You Get What You Pay For
In the tragic murders of San Francisco Mayor George Mascone and San Francisco Supervisor Harvey Milk, defense attorneys argued defendant Dan White suffered diminished capacity, indicated in part by a change in diet from healthy food to sugary food. The term "Twinkie Defense" became the label given to the failed legal strategy. Attorneys for Drakes Bay Oyster Company are now pushing to move "diminished capacity" onto their legal strategy, memorialized by their saying "we can't give you a permit because the moon is made of green cheese." You get what you pay for.
A Poke in the Eye of the Legal Profession
The Moon is Made of Green Cheese So Your Permit Will Not be Renewed. Excuse me?
In an Op-ed written by Drakes Bay Oyster Company attorneys Peter Prows, Zachary Walton and Ryan Waterman is laid out the legal strategy they intend to pursue in their petition for reconsideration of the 9th Circuit Court of Appeal's majority decision which denied an injunction which would have allowed DBOC to continue operating. In their Op-ed, references to the moon being made of cheese, race, and a class of commercial activity being made illegal are thrown out as analogies to the reasoning behind why the majority's decision was wrong. You get what you pay for.
Congress and the Oyster Farm
The majority noted that Congress had given the Secretary of the Interior absolute discretion to determine whether the lease which ended in 2012 should be renewed. In their decision it was clearly noted that Senator Feinstein's original wording in her rider was changed from forcing a renewal to giving the Secretary the choice. Congress had also passed on many other opportunities to directly address whether the commercial shellfish farm should be allowed to continue operating after 2012. At every turn of the road, when given the opportunity to allow the commercial oyster farm to continue operating after 2012 they did not. This absence is as glaring as is the grasping-at-straws legal strategy being put forth by these unpaid attorneys. You get what you pay for.
Ignore the law as written, what we really meant to say was....
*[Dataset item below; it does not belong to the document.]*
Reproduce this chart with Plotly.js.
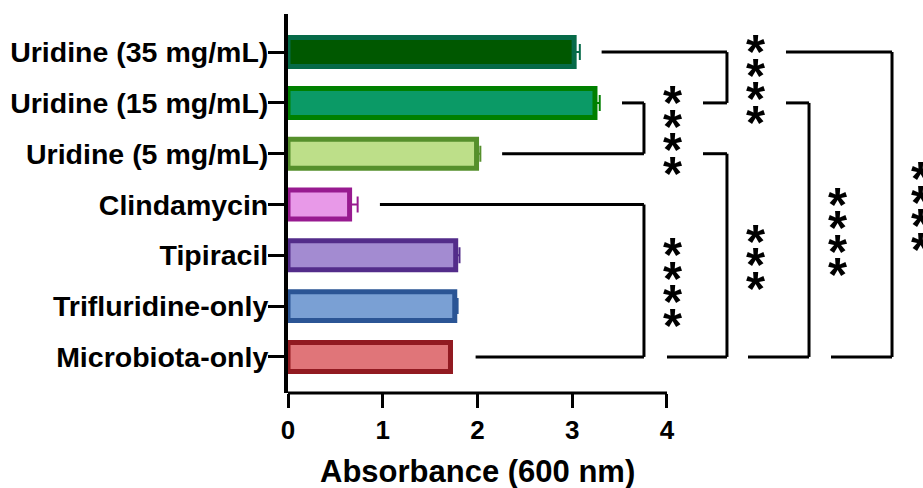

Current attempts to rummage through testimony, letters and hearings to find anything to support the position that "what we really meant to write was" will not stand before the court. It is not what people felt and the Congressional grand-standing which occurred in the always messy creation of law which matters. The law as written and passed, and signed by the President is what matters. Congress could have written into any bill creating the wilderness area which Drakes Estero is part of that the commercial operation should be allowed to remain in the wilderness area. They did not and dredging through the flotsam left in the wake of creating a bill is a waste of time, and were the attorneys being paid, a waste of money. You get what you pay for.
Calling something powerful does not make it so, nor does pretending the moon is made of cheese make for a powerful argument.
References to the "powerful dissent" being one of the most strongly written Mr. Prows has ever seen only shows the influence of public relations and the inexperience of a young lawyer. The dissenting opinion is built on assumptions whose weakness is found when the judge writes:
"If you accept what I have said so far..."We do not, nor will others. You get what you pay for.